To get a random variable with distribution \(F_X\), follow these steps:

  1. Generate a random variable \(I\) with discrete distribution \(\mathbb P(I=i)=p_i\) for \(i=1,2,\dotsc,n\) using the Inverse Transform method for discrete random variables
  2. Generate a random variable \(Y_I\) with distribution \(F_{X_I}\) using the Inverse Transform method for continuous random variables
  3. Set \(X\)=$Y_I\(;\)X$ is now a random variable with distribution \(X\sim F_X(x)\)

Acceptance-Rejection Method

We can use this method if it’s hard to use previous methods to generate a random variable \(X\) with distribution \(F_X\).

So we find a proposal distribution \(F_Y\) where it is easy to sample. Note that we must ensure the range of the density functions, \(f_X\) and \(f_Y\) are the same.

Next, we need to know the upper bound \(a\), where \(a\geq \frac{f_X(x)}{f_Y(x)}\).

With all that in mind, we may begin the algorithm:

  1. Generate a random variable \(Y\) from the distribution \(F_Y\) using methods previously described
  2. Generate a uniform random variable \(Z\sim U(0,1)\)
  3. Check if \(Z \leq \frac{f_X(Y)}{a f_Y(Y)}\)
    • If true (accept), then set \(X=Y\)
    • Else (reject), go back to step 1 and try again

Note: The probability of \(Y\) being accepted is \(\frac{1}{a}\), therefore we should always choose \(a\) to be as small as possible given \(a\geq 1\).

Example: half normal distribution

The half normal distribution function has the density \(f_X=\frac{2}{\sqrt{2\pi}}e^{-\frac{x^2}{2}}\). The inverse CDF is very difficult to find, so we use the A-R method.

The range of the density of this distribution spans \([0,\infty)\), so it would be appropriate to choose the exponential random variable distribution as our proposal distribution. The density of the proposal distribution is \(f_Y(x)=e^{-x}\).

Thus

\[\frac{f_X(x)}{f_Y(x)}=\frac{2}{\sqrt{2\pi}}e^{-\frac{x^2}{2}+x}\]

Taking the derivative and the second derivative, we find the maximum is at \(x=1\). Thus, our upper bound is

\[\frac{f_X(1)}{f_Y(1)}=\frac{2}{\sqrt{2\pi}}e^\frac12\approx1.3=a\]

Now we apply the A-R algorithm.
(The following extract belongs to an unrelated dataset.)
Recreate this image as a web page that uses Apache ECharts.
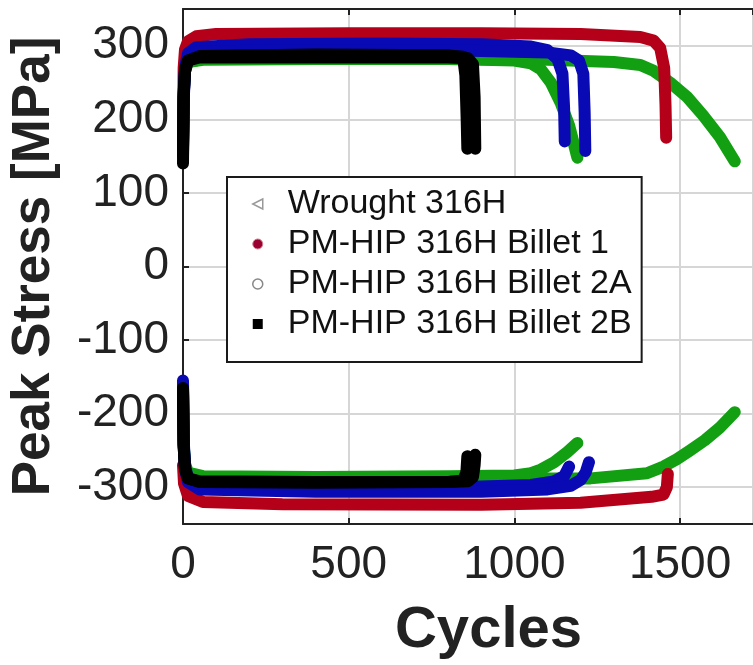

First we generate an exponential random variable, \(Y\sim f_Y\).

Next, we generate \(Z\sim U(0,1)\).

Lastly, we set \(X=Y\) if \(Z\leq \frac{\frac{2}{\sqrt{2\pi}}e^{y-\frac{y^2}{2}}}{1.3}\)

Vector Random Variables Generation

Suppose we have a vector consists of two random variables where \((x, y)\sim F_{X,Y}(x,y)\).

If \(X\) and \(Y\) are independent. Great! Then we can just generate each of them independently.

If not, then the algorithm is as follows:

  1. Express the joint PDF of the two random variables as a conditional PDF

    \[f_{X,Y}(x,y)=f_{y\vert x}(y\vert x)f_X(x)\]
  2. For \(i=1,2,\dotsc,n\) do:

    1. Generate \(x_i\sim f_X(x)\)
    2. Generate \(y_i\sim f_{Y\vert X}(\left.\cdots\right\vert _{x=x_i})\)

Example:

Suppose \(f_{X,Y}(x,y)=x+y\) and \(0\leq x,y \leq 1\), then the marginal PDF for \(X\) is

\[f_X(x)=\int_0^1 f_{X,Y}(x,y)\mathrm dy=x+\frac12\]

Next, using the marginal PDF for \(X\), we can find the conditional PDF:

\[f_{Y\vert X}(y\vert x)=\frac{f_{X,Y}(x,y)}{f_X(x)}=\frac{x_i+y}{x_i+\frac{1}{2}}\]

Following the rest of the algorithm, we sample \(x_i\sim x+\frac12\) and sample \(y_i\sim \frac{x_i + y}{x_i + \frac12}\) for all \(i\)’s.